Carlos Pacheo is one of those great artists that isn’t known for a certain style like Michael Avon Oeming or Sam Kieth; he’s just a damn good, solid artist. He’s not flashy, but he is perfect because he fits whatever book he happens to be penciling. All the human characters of the book are simple, straight-forwardly drawn. There’s no exaggeration of facial features, only minute details that help us distinguish characters and expressions of emotions. Normally, I would call this facial sameness, but here, the art seems to have a purpose or two: the first being that the reader has to look carefully at the artwork, making him or her slow down and pay attention to infer the meaning, and it also seems to contrast against the non-human characters and their more overstated character designs.

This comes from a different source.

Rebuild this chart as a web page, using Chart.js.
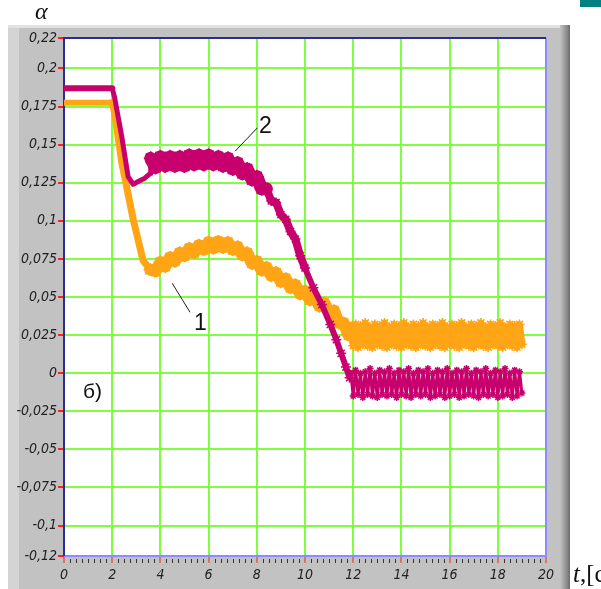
<!DOCTYPE html>
<html>
<head>
<meta charset="utf-8">
<script src="https://cdn.jsdelivr.net/npm/chart.js@4/dist/chart.umd.min.js"></script>
<style>
  body { margin: 0; background: #fff; width: 601px; height: 589px; overflow: hidden; position: relative; }
  #wrap { position: absolute; left: 0; top: 0; width: 601px; height: 589px; }
  .lbl { position: absolute; color: #111; white-space: nowrap; }
  .serif { font-family: 'Liberation Serif', 'DejaVu Serif', serif; }
  .sans { font-family: 'Liberation Sans', Arial, sans-serif; }
  #teal { position: absolute; left: 580px; top: 0; width: 21px; height: 7px; background: #008080; }
</style>
</head>
<body>
<div id="wrap"><canvas id="chart" width="601" height="589"></canvas></div>
<div id="teal"></div>
<div class="lbl serif" style="left:35px; top:-2px; font-size:24px; font-style:italic;">α</div>
<div class="lbl serif" style="left:573px; top:560px; font-size:25px;"><i>t</i>,[c]</div>
<div class="lbl sans" style="left:83px; top:379px; font-size:21px;">б)</div>
<div class="lbl sans" style="left:259px; top:112px; font-size:23px;">2</div>
<div class="lbl sans" style="left:194px; top:309px; font-size:23px;">1</div>
<script>
// --- Data ---
const xTicks = [0, 2, 4, 6, 8, 10, 12, 14, 16, 18, 20];
const yTicks = [-0.12, -0.1, -0.075, -0.05, -0.025, 0, 0.025, 0.05, 0.075, 0.1, 0.125, 0.15, 0.175, 0.2, 0.22];

// common time grid of the steady noisy part (t > 11.9 s)
const tFlat = [11.9, 12.0, 12.1, 12.2, 12.3, 12.4, 12.5, 12.6, 12.7, 12.8, 12.9, 13.0, 13.1, 13.2, 13.3, 13.4, 13.5, 13.6,
  13.7, 13.8, 13.9, 14.0, 14.1, 14.2, 14.3, 14.4, 14.5, 14.6, 14.7, 14.8, 14.9, 15.0, 15.1, 15.2, 15.3, 15.4,
  15.5, 15.6, 15.7, 15.8, 15.9, 16.0, 16.1, 16.2, 16.3, 16.4, 16.5, 16.6, 16.7, 16.8, 16.9, 17.0, 17.1, 17.2,
  17.3, 17.4, 17.5, 17.6, 17.7, 17.8, 17.9, 18.0, 18.1, 18.2, 18.3, 18.4, 18.5, 18.6, 18.7, 18.8, 18.9, 19.0];

// curve 2 (magenta)
const t2Head = [0, 2.0, 2.1, 2.4, 2.66, 2.87, 3.1, 3.35, 3.57,
  3.6, 3.8, 4.0, 4.2, 4.4, 4.6, 4.8, 5.0, 5.2, 5.4, 5.6, 5.8, 6.0, 6.2, 6.4, 6.6, 6.8, 7.0, 7.2, 7.4, 7.6, 7.8,
  8.0, 8.2, 8.4, 8.6, 8.8, 9.0, 9.2, 9.4, 9.6, 9.8, 10.0, 10.35, 10.7, 11.05, 11.3, 11.5, 11.7, 11.85];
const a2Head = [0.187, 0.187, 0.181, 0.155, 0.129, 0.124, 0.126, 0.128, 0.131,
  0.141, 0.135, 0.142, 0.136, 0.142, 0.136, 0.142, 0.136, 0.143, 0.137, 0.143, 0.137, 0.143, 0.137, 0.142, 0.136,
  0.141, 0.134, 0.138, 0.131, 0.134, 0.127, 0.129, 0.121, 0.121, 0.113, 0.112, 0.104, 0.101, 0.093, 0.088, 0.077,
  0.069, 0.056, 0.045, 0.032, 0.022, 0.013, 0.004, -0.003];
const a2Flat = [-0.000, -0.015, 0.002, -0.014, 0.000, -0.016, 0.001, -0.014, 0.003, -0.015, 0.000, -0.016, 0.002, -0.014,
  0.001, -0.015, 0.003, -0.014, 0.000, -0.016, 0.002, -0.014, 0.001, -0.015, 0.003, -0.016, 0.000, -0.014,
  0.002, -0.015, 0.001, -0.014, 0.003, -0.016, 0.000, -0.015, 0.002, -0.014, 0.001, -0.016, 0.003, -0.015,
  0.000, -0.014, 0.002, -0.016, 0.001, -0.015, 0.003, -0.014, 0.000, -0.015, 0.002, -0.016, 0.001, -0.014,
  0.003, -0.015, 0.000, -0.014, 0.002, -0.016, 0.001, -0.015, 0.003, -0.014, 0.000, -0.016, 0.002, -0.015,
  0.001, -0.013];

// curve 1 (orange)
const t1Head = [0, 2.0, 2.1, 2.4, 2.87, 3.28, 3.57,
  3.8, 4.0, 4.2, 4.4, 4.6, 4.8, 5.0, 5.2, 5.4, 5.6, 5.8, 6.0, 6.2, 6.4, 6.6, 6.8, 7.0, 7.2, 7.4, 7.6, 7.8,
  8.0, 8.2, 8.4, 8.6, 8.8, 9.0, 9.2, 9.4, 9.6, 9.8, 10.0, 10.2, 10.4, 10.6, 10.8, 11.0, 11.2, 11.4, 11.6, 11.8];
const a1Head = [0.1775, 0.1775, 0.171, 0.138, 0.101, 0.074, 0.068,
  0.067, 0.073, 0.070, 0.076, 0.0735, 0.079, 0.077, 0.082, 0.079, 0.084, 0.081, 0.086, 0.082, 0.0865, 0.0825,
  0.086, 0.081, 0.083, 0.0775, 0.079, 0.072, 0.0735, 0.0675, 0.0695, 0.064, 0.066, 0.060, 0.062, 0.056, 0.058,
  0.052, 0.054, 0.048, 0.050, 0.044, 0.046, 0.040, 0.041, 0.033, 0.033, 0.025];
const a1Flat = [0.030, 0.018, 0.032, 0.017, 0.031, 0.019, 0.033, 0.018, 0.030, 0.017, 0.032, 0.019, 0.031, 0.018,
  0.033, 0.017, 0.030, 0.019, 0.032, 0.018, 0.031, 0.017, 0.033, 0.019, 0.030, 0.018, 0.032, 0.017, 0.031,
  0.019, 0.033, 0.018, 0.030, 0.017, 0.032, 0.019, 0.031, 0.018, 0.033, 0.017, 0.030, 0.019, 0.032, 0.018,
  0.031, 0.017, 0.033, 0.019, 0.030, 0.018, 0.032, 0.017, 0.031, 0.019, 0.033, 0.018, 0.030, 0.017, 0.032,
  0.019, 0.031, 0.018, 0.033, 0.017, 0.030, 0.019, 0.032, 0.018, 0.031, 0.017, 0.032, 0.019];

const MAGENTA = '#c8006e';
const ORANGE = '#ffa516';
const GRID = '#80ff40';

function toPoints(ts, vs) {
    return ts.map((t, i) => ({ x: t, y: vs[i] }));
}

// line thickness per part of the curve
function width2(ctx) {
    const x = ctx.p0.parsed.x;
    if (x < 2.0) return 6;
    if (x < 3.58) return 5;
    if (x < 8.3) return 13;
    if (x < 9.9) return 8;
    if (x < 11.88) return 6;
    return 3;
}
function width1(ctx) {
    const x = ctx.p0.parsed.x;
    if (x < 2.0) return 6;
    if (x < 3.56) return 7;
    if (x < 11.85) return 12;
    return 7;
}
// star markers give the noisy, fuzzy look of the recorded traces
function star2(ctx) {
    const p = ctx.raw;
    if (!p) return 0;
    if (p.x >= 3.59 && p.x < 8.3) return 7;
    if (p.x >= 8.3 && p.x < 11.9) return 5;
    if (p.x >= 11.9) return 3.5;
    return 0;
}
function star1(ctx) {
    const p = ctx.raw;
    if (!p) return 0;
    if (p.x >= 3.57 && p.x < 11.85) return 6.5;
    if (p.x >= 11.85) return 5;
    return 0;
}

// --- Plugins: panel bezel, plot frame, minor ticks, leader lines ---
const panelPlugin = {
    id: 'panel',
    beforeDraw(chart) {
        const c = chart.ctx, a = chart.chartArea;
        c.save();
        c.fillStyle = '#c2c2c2';
        c.fillRect(8, 25, 562, 564);
        c.fillStyle = '#d4d4d4';
        c.fillRect(8, 25, 11, 564);
        c.fillStyle = '#e2e2e2';
        c.fillRect(8, 25, 562, 3);
        const g = c.createLinearGradient(560, 0, 570, 0);
        g.addColorStop(0, '#c2c2c2');
        g.addColorStop(0.7, '#8a8a8a');
        g.addColorStop(1, '#6a6a6a');
        c.fillStyle = g;
        c.fillRect(560, 25, 10, 564);
        c.fillStyle = '#ffffff';
        c.fillRect(a.left, a.top, a.right - a.left, a.bottom - a.top);
        c.restore();
    },
    beforeDatasetsDraw(chart) {
        const c = chart.ctx, a = chart.chartArea, xs = chart.scales.x;
        c.save();
        c.lineWidth = 2;
        c.strokeStyle = '#8c8cff';
        c.beginPath();
        c.moveTo(a.right, a.top); c.lineTo(a.right, a.bottom); c.lineTo(a.left, a.bottom);
        c.stroke();
        c.strokeStyle = '#2a2a9a';
        c.beginPath();
        c.moveTo(a.left, a.bottom); c.lineTo(a.left, a.top); c.lineTo(a.right, a.top);
        c.stroke();
        // minor ticks on the time axis
        c.lineWidth = 1;
        c.strokeStyle = '#333';
        for (let v = 0.25; v < 20; v += 0.25) {
            if (Math.abs(v / 2 - Math.round(v / 2)) < 1e-6) continue;
            const px = Math.round(xs.getPixelForValue(v)) + 0.5;
            c.beginPath();
            c.moveTo(px, a.bottom + 3);
            c.lineTo(px, a.bottom + 7);
            c.stroke();
        }
        c.restore();
    },
    afterDatasetsDraw(chart) {
        const c = chart.ctx, xs = chart.scales.x, ys = chart.scales.y;
        const leaders = [[7.1, 0.1457, 8.02, 0.161], [4.49, 0.059, 5.23, 0.040]];
        c.save();
        c.strokeStyle = '#222';
        c.lineWidth = 1;
        leaders.forEach(l => {
            c.beginPath();
            c.moveTo(xs.getPixelForValue(l[0]), ys.getPixelForValue(l[1]));
            c.lineTo(xs.getPixelForValue(l[2]), ys.getPixelForValue(l[3]));
            c.stroke();
        });
        c.restore();
    }
};

const tickFont = { family: "'DejaVu Sans Condensed', 'Liberation Sans Narrow', 'Liberation Sans', sans-serif", size: 14, style: 'italic' };

new Chart(document.getElementById('chart'), {
    type: 'line',
    data: {
        datasets: [
            {
                label: '2',
                data: toPoints(t2Head.concat(tFlat), a2Head.concat(a2Flat)),
                borderColor: MAGENTA,
                borderWidth: 5,
                borderJoinStyle: 'round',
                borderCapStyle: 'round',
                pointStyle: 'star',
                pointRadius: star2,
                pointBorderColor: MAGENTA,
                pointBackgroundColor: MAGENTA,
                pointBorderWidth: 1.5,
                tension: 0,
                segment: { borderWidth: width2 }
            },
            {
                label: '1',
                data: toPoints(t1Head.concat(tFlat), a1Head.concat(a1Flat)),
                borderColor: ORANGE,
                borderWidth: 5,
                borderJoinStyle: 'round',
                borderCapStyle: 'round',
                pointStyle: 'star',
                pointRadius: star1,
                pointBorderColor: ORANGE,
                pointBackgroundColor: ORANGE,
                pointBorderWidth: 1.5,
                tension: 0,
                segment: { borderWidth: width1 }
            }
        ]
    },
    options: {
        responsive: false,
        animation: false,
        devicePixelRatio: 1,
        layout: { padding: { left: 0, right: 55, top: 38, bottom: 0 } },
        plugins: { legend: { display: false }, tooltip: { enabled: false } },
        scales: {
            x: {
                type: 'linear',
                min: 0,
                max: 20,
                afterFit: s => { s.height = 33; },
                afterBuildTicks: s => { s.ticks = xTicks.map(v => ({ value: v })); },
                border: { display: false },
                grid: {
                    color: ctx => (ctx.tick && (ctx.tick.value === 0 || ctx.tick.value === 20)) ? 'rgba(0,0,0,0)' : GRID,
                    lineWidth: 2,
                    tickColor: '#ff2020',
                    tickLength: 7,
                    tickWidth: 1
                },
                ticks: { color: '#222', font: tickFont, padding: 4, maxRotation: 0, autoSkip: false }
            },
            y: {
                type: 'linear',
                min: -0.12,
                max: 0.22,
                afterFit: s => { s.width = 64; },
                afterBuildTicks: s => { s.ticks = yTicks.map(v => ({ value: v })); },
                border: { display: false },
                grid: {
                    color: ctx => (ctx.tick && (ctx.tick.value === -0.12 || ctx.tick.value === 0.22)) ? 'rgba(0,0,0,0)' : GRID,
                    lineWidth: 2,
                    tickColor: '#ff2020',
                    tickLength: 6,
                    tickWidth: 2
                },
                ticks: {
                    color: '#222',
                    font: tickFont,
                    padding: 1,
                    autoSkip: false,
                    callback: v => String(Math.round(v * 1000) / 1000).replace('.', ',')
                }
            }
        }
    },
    plugins: [panelPlugin]
});
</script>
</body>
</html>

Pacheo really put work into character design for the various creatures of this magic world: rock trolls, ogres, fairies, red caps, dragons, salamanders, etc. Each one is detailed and well drawn, and possessed of some odd realistic qualities that allow them to fit-in next to the humans in a panel and not seem out of place, merely different. His architectural work is expert and on par with Bryan Hitch, as is his use of splash pages and panels when Pacheo is demonstrating some of the more powerful affects of magic in this world. Pacheo is one of the under-sung talents of the industry, and well worth repeat viewings.

This is a great book and much deserving of your time and cash. For $14.95, you get the first six issues of the series along with the eight-page preview that was solicited. It’s rare enough that you find good alternate history storytelling outside the likes of Harry Turtledove, but even less likely is finding good war fiction coupled with it. And honestly, this isn’t our World War I: it could go either way with all that magic artillery flying (sometimes crawling) around, and I can’t wait for the next volume.